Updated: Oct 30, 2018
As winter began its stronghold on Denendeh at the start of November 2014, Dene Nahjo was honoured to host David Suzuki. Dr. Suzuki stopped off in Yellowknife as part of his cross country Blue Dot Tour. The idea of the Blue Dot Tour was to inspire people to stand up and start to make a change for the Right to a healthy environment. This colluded into the vision of Dene Nahjo - Land. Language and Culture. Forever.
David Suzuki's Blue Dot Tour touching down in Yellowknife was timely as the first snow fell during the start of a late winter. Halloween was just a couple of days before and Trick or Treaters were treated with no snow, one of the first in recent memory. This followed one of the worst forest fire season in recorded history. The people of Denendeh experience climate change on a daily basis, this falls in line with the erratic weather patterns are of great concern to all human beings. While we may all have some way to relate to climate change, the reality is that the diverse array of Indigenous communities both in the North and around the world feel the impacts of changing climates acutely.
Dr. Suzuki spoke to a packed house at the Prince of Wales Northern Heritage Centre. We had to close the doors and close to 70 people were unable to attend. David spoke about all his years of work as a scientist and environmentalist and how it was the Indigenous people of B.C. that first guided him along that path. And how over the last 30 years most of the work is being undone by resource development companies and elected officials who put the economy over the environment. And that must change, starting with individuals but also municipalities taking on the challenge of supporting and enacting a Declaration for Environmental Rights.
After Dr. Suzuki spoke Dene Nahjo hosted a panel discussion with Dehcho Grand Chief Herb Norwegian, former President of the Haida Nation and Current Suzuki Foundation Baord Member Miles Richardson, Dechinta Bush Universtiy Program Manager Mandee McDonald and Dr. Suzuki. The Panel focused on the importance of Indigenous cultural teachings and practices in relation to the land and water and how that can help inform to move this discussion into action.

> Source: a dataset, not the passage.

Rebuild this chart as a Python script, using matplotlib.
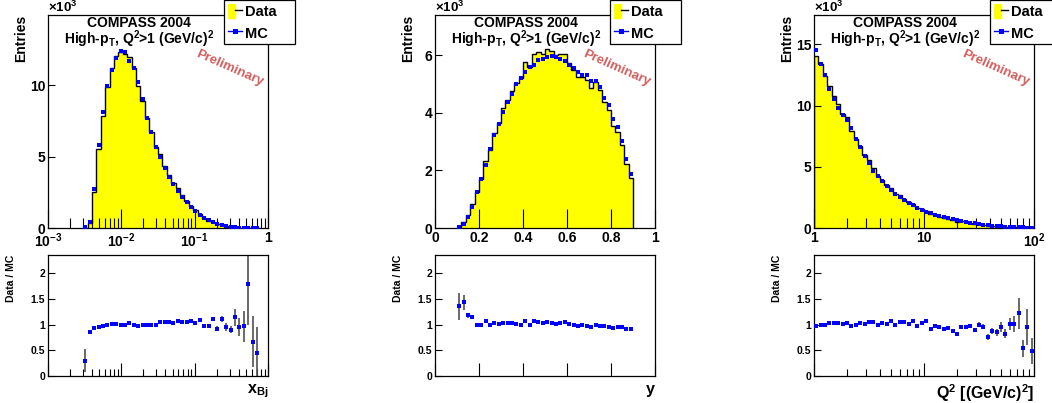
import numpy as np
import matplotlib
matplotlib.use("Agg")
import matplotlib.pyplot as plt
from matplotlib.patches import Patch
from matplotlib.lines import Line2D
from matplotlib.legend_handler import HandlerTuple
from matplotlib.ticker import FixedLocator, NullFormatter, NullLocator, LogLocator

plt.rcParams['font.family'] = ['Liberation Sans', 'DejaVu Sans']
plt.rcParams['font.weight'] = 'bold'
plt.rcParams['axes.labelweight'] = 'bold'
plt.rcParams['mathtext.fontset'] = 'custom'
plt.rcParams['mathtext.rm'] = 'Liberation Sans:bold'
plt.rcParams['mathtext.it'] = 'Liberation Sans:bold'
plt.rcParams['mathtext.bf'] = 'Liberation Sans:bold'

# ---- x_Bj : 50 log bins in [1e-3, 1], filled bins 8..47 (values in 10^3 entries)
xbj_edges = np.logspace(-3, 0, 51)[8:49]
xbj_mc = [0.10, 0.40, 2.70, 5.80, 8.10, 9.95, 11.07, 11.90, 12.40, 12.30,
          11.70, 11.20, 10.20, 9.00, 7.70, 6.70, 5.70, 5.00, 4.20, 3.60,
          3.10, 2.60, 2.20, 1.80, 1.47, 1.20, 0.93, 0.70, 0.54, 0.40,
          0.28, 0.19, 0.12, 0.08, 0.05, 0.03, 0.02, 0.015, 0.01, 0.005]
xbj_data = [0.03, 0.34, 2.51, 5.54, 7.86, 9.85, 11.18, 12.02, 12.28, 12.18,
            11.93, 11.20, 9.95, 8.91, 7.70, 6.70, 5.70, 5.20, 4.37, 3.74,
            3.18, 2.77, 2.31, 1.87, 1.56, 1.24, 1.01, 0.68, 0.52, 0.44,
            0.26, 0.21, 0.11, 0.07, 0.057, 0.029, 0.019, 0.027, 0.007, 0.002]
xbj_ratio = [0.30, 0.85, 0.93, 0.955, 0.97, 0.99, 1.01, 1.01, 0.99, 0.99,
             1.02, 1.00, 0.975, 0.99, 1.00, 1.00, 1.00, 1.04, 1.04, 1.04,
             1.025, 1.065, 1.05, 1.04, 1.06, 1.03, 1.085, 0.97, 0.97, 1.11,
             0.92, 1.10, 0.95, 0.90, 1.14, 0.95, 0.97, 1.79, 0.67, 0.45]
xbj_err = [0.23, 0.03, 0.01, 0.01, 0.01, 0.01, 0.01, 0.01, 0.01, 0.01,
           0.01, 0.01, 0.01, 0.01, 0.01, 0.01, 0.01, 0.01, 0.01, 0.01,
           0.015, 0.015, 0.015, 0.02, 0.02, 0.02, 0.025, 0.03, 0.03, 0.04,
           0.05, 0.06, 0.07, 0.07, 0.17, 0.18, 0.30, 0.80, 0.50, 0.50]

# ---- y : 50 bins in [0, 1], filled bins 5..44
y_edges = np.linspace(0, 1, 51)[5:46]
y_mc = [0.03, 0.14, 0.37, 0.72, 1.25, 1.71, 2.18, 2.75, 3.24, 3.62,
        4.04, 4.37, 4.66, 5.00, 5.21, 5.43, 5.59, 5.68, 5.82, 5.87,
        5.94, 5.97, 5.94, 5.87, 5.79, 5.67, 5.56, 5.41, 5.31, 5.31,
        5.10, 5.12, 4.90, 4.53, 4.28, 3.79, 3.50, 3.01, 2.41, 1.88]
y_data = [0.04, 0.20, 0.44, 0.83, 1.25, 1.71, 2.32, 2.72, 3.30, 3.66,
          4.16, 4.46, 4.75, 5.05, 5.21, 5.76, 5.59, 6.05, 6.11, 6.05,
          6.21, 6.15, 6.00, 6.05, 6.05, 5.73, 5.50, 5.25, 5.26, 5.15,
          4.85, 5.07, 4.80, 4.39, 4.09, 3.54, 3.33, 2.89, 2.22, 1.72]
y_ratio = [1.35, 1.43, 1.18, 1.15, 1.00, 1.00, 1.065, 0.99, 1.02, 1.01,
           1.03, 1.02, 1.02, 1.01, 1.00, 1.06, 1.00, 1.065, 1.05, 1.03,
           1.045, 1.03, 1.01, 1.03, 1.045, 1.01, 0.99, 0.97, 0.99, 0.97,
           0.95, 0.99, 0.98, 0.97, 0.955, 0.935, 0.95, 0.96, 0.92, 0.915]
y_err = [0.27, 0.14, 0.05, 0.03, 0.02, 0.015] + [0.01] * 34

# ---- Q2 : 50 log bins in [1, 100]
q2_edges = np.logspace(0, 2, 51)
q2_mc = [14.5, 13.4, 12.5, 11.35, 10.5, 9.8, 9.2, 8.85, 8.2, 7.3,
         6.6, 5.9, 5.27, 4.65, 4.27, 3.84, 3.46, 3.1, 2.78, 2.54,
         2.3, 2.08, 1.84, 1.65, 1.49, 1.32, 1.22, 1.08, 0.97, 0.89,
         0.78, 0.73, 0.65, 0.57, 0.49, 0.43, 0.38, 0.32, 0.27, 0.24,
         0.19, 0.16, 0.14, 0.11, 0.08, 0.07, 0.055, 0.045, 0.035, 0.03]
q2_data = [14.07, 13.4, 12.38, 11.63, 10.82, 10.09, 9.29, 9.07, 7.95, 7.23,
           6.73, 5.96, 5.53, 4.88, 4.27, 3.96, 3.49, 3.29, 2.78, 2.67,
           2.40, 2.10, 1.96, 1.62, 1.52, 1.40, 1.12, 1.05, 0.92, 0.81,
           0.73, 0.64, 0.53, 0.55, 0.47, 0.42, 0.34, 0.32, 0.26, 0.18,
           0.165, 0.135, 0.134, 0.091, 0.081, 0.07, 0.067, 0.024, 0.033, 0.015]
q2_ratio = [0.97, 1.0, 0.99, 1.025, 1.03, 1.03, 1.01, 1.025, 0.97, 0.99,
            1.02, 1.01, 1.05, 1.05, 1.0, 1.03, 1.01, 1.06, 1.0, 1.05,
            1.045, 1.01, 1.065, 0.98, 1.02, 1.06, 0.92, 0.97, 0.95, 0.91,
            0.935, 0.88, 0.82, 0.96, 0.95, 0.98, 0.9, 1.0, 0.955, 0.76,
            0.87, 0.845, 0.955, 0.825, 1.01, 1.005, 1.22, 0.535, 0.955, 0.49]
q2_err = [0.01] * 26 + [0.012, 0.012, 0.012, 0.015, 0.015, 0.02, 0.02, 0.025,
                        0.025, 0.03, 0.04, 0.04, 0.05, 0.06, 0.06, 0.07, 0.10,
                        0.09, 0.11, 0.16, 0.30, 0.17, 0.35, 0.25]

panels = [
    dict(edges=xbj_edges, mc=xbj_mc, data=xbj_data, ratio=xbj_ratio, err=xbj_err,
         log=True, xlim=(1e-3, 1), ymax=14.9, yticks=[0, 5, 10],
         xticks=[1e-3, 1e-2, 1e-1, 1], xlabels=['$10^{-3}$', '$10^{-2}$', '$10^{-1}$', '1'],
         xtitle='x$_{Bj}$', left=48, legx=224),
    dict(edges=y_edges, mc=y_mc, data=y_data, ratio=y_ratio, err=y_err,
         log=False, xlim=(0, 1), ymax=7.4, yticks=[0, 2, 4, 6],
         xticks=[0, 0.2, 0.4, 0.6, 0.8, 1], xlabels=['0', '0.2', '0.4', '0.6', '0.8', '1'],
         xtitle='y', left=435, legx=610),
    dict(edges=q2_edges, mc=q2_mc, data=q2_data, ratio=q2_ratio, err=q2_err,
         log=True, xlim=(1, 100), ymax=17.4, yticks=[0, 5, 10, 15],
         xticks=[1, 10, 100], xlabels=['1', '10', '$10^{2}$'],
         xtitle='Q$^{2}$ [(GeV/c)$^{2}$]', left=814, legx=990),
]

W, H = 1052, 403
fig = plt.figure(figsize=(W / 100, H / 100), dpi=100)

for p in panels:
    edges = p['edges']
    if p['log']:
        centers = np.sqrt(edges[:-1] * edges[1:])
    else:
        centers = 0.5 * (edges[:-1] + edges[1:])

    ax = fig.add_axes([p['left'] / W, (H - 228) / H, 220 / W, 213 / H])
    rax = fig.add_axes([p['left'] / W, (H - 376) / H, 220 / W, 121 / H])

    # ---- distribution
    ax.stairs(p['data'], edges, fill=True, color='#ffff00', zorder=1)
    ax.stairs(p['data'], edges, color='black', lw=1.0, baseline=0, zorder=2)
    ax.plot(centers, p['mc'], 's', color='#0000ff', ms=3.5, mew=0, zorder=3)

    # ---- ratio
    rax.errorbar(centers, p['ratio'], yerr=p['err'], fmt='none', ecolor='#505050',
                 elinewidth=1.2, capsize=0, zorder=2)
    rax.plot(centers, p['ratio'], 's', color='#0000ff', ms=3.3, mew=0, zorder=3)

    for a in (ax, rax):
        if p['log']:
            a.set_xscale('log')
            a.xaxis.set_minor_locator(LogLocator(base=10, subs=np.arange(2, 10)))
        else:
            a.xaxis.set_minor_locator(NullLocator())
        a.set_xlim(*p['xlim'])
        a.xaxis.set_major_locator(FixedLocator(p['xticks']))
        a.xaxis.set_minor_formatter(NullFormatter())
        a.yaxis.set_minor_locator(NullLocator())
        for s in a.spines.values():
            s.set_linewidth(0.9)

    ax.set_ylim(0, p['ymax'])
    ax.set_yticks(p['yticks'])
    ax.set_yticklabels([str(v) for v in p['yticks']])
    ax.set_xticklabels(p['xlabels'])
    ax.tick_params(axis='x', which='major', direction='in', length=13.5, width=0.8,
                   labelsize=10, pad=2.5)
    ax.tick_params(axis='x', which='minor', direction='in', length=7, width=0.8)
    ax.tick_params(axis='y', which='major', direction='in', length=5, width=0.8,
                   labelsize=10, pad=2)

    rax.set_ylim(0, 2.35)
    rax.set_yticks([0, 0.5, 1, 1.5, 2])
    rax.set_yticklabels(['0', '0.5', '1', '1.5', '2'])
    rax.set_xticklabels([])
    rax.tick_params(axis='x', which='major', direction='in', length=9.5, width=0.8)
    rax.tick_params(axis='x', which='minor', direction='in', length=5, width=0.8)
    rax.tick_params(axis='y', which='major', direction='in', length=5, width=0.8,
                    labelsize=7.5, pad=2)

    ax.text(-0.123, 1.0, 'Entries', rotation=90, ha='center', va='top',
            fontsize=10, transform=ax.transAxes)
    rax.text(-0.166, 1.0, 'Data / MC', rotation=90, ha='center', va='top',
             fontsize=7.5, transform=rax.transAxes)
    rax.set_xlabel(p['xtitle'], loc='right', fontsize=11.5, fontweight='bold',
                   labelpad=1)

    ax.text(0.0, 0.998, r'$\times10^{3}$', ha='left', va='bottom', fontsize=9.5,
            transform=ax.transAxes)
    ax.text(0.414, 0.962, 'COMPASS 2004', ha='center', va='center', fontsize=10,
            transform=ax.transAxes)
    ax.text(0.414, 0.885, r'High-p$_{T}$, Q$^{2}$>1 (GeV/c)$^{2}$', ha='center',
            va='center', fontsize=10, transform=ax.transAxes)
    ax.text(0.827, 0.751, 'Preliminary', ha='center', va='center', fontsize=9.5,
            rotation=-24, color='#d45c5c', transform=ax.transAxes)

    data_h = (Patch(facecolor='#ffff00', edgecolor='#ffff00'),
              Line2D([], [], color='black', lw=1.0))
    mc_h = Line2D([], [], color='#0000ff', marker='s', ms=3.6, mew=0, lw=1.0)
    leg = ax.legend([data_h, mc_h], ['Data', 'MC'],
                    handler_map={tuple: HandlerTuple(ndivide=None, pad=0)},
                    loc='upper left', mode='expand',
                    bbox_to_anchor=(p['legx'] / W, 1 - 47 / H, 71 / W, 47 / H),
                    bbox_transform=fig.transFigure, borderaxespad=0,
                    frameon=True, fancybox=False, edgecolor='black', framealpha=1,
                    fontsize=10.5, handlelength=1.0, handleheight=1.15,
                    handletextpad=0.2, borderpad=0.25, labelspacing=0.45)
    leg.get_frame().set_linewidth(0.9)
    leg.set_zorder(10)

fig.savefig('out.png', dpi=100)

After the Blue Dot Tour stop, the City of Yellowknife adopted the Declaration. The North's mining legacy is not one which embodies responsibility, social justice or public health; to have the City of Yellowknife support a Declaration for Environmental Rights shows bravery in leadership and sends a strong message to the North and the rest of the world - all people deserve the right to live in a healthy environment. Dene Nahjo commends the City of Yellowknife for this courageous motion in the interests of its most valuable resource -its people. Dene Nahjo was also honoured to work the David Suzuki foundation and look forward to continue working together in the future.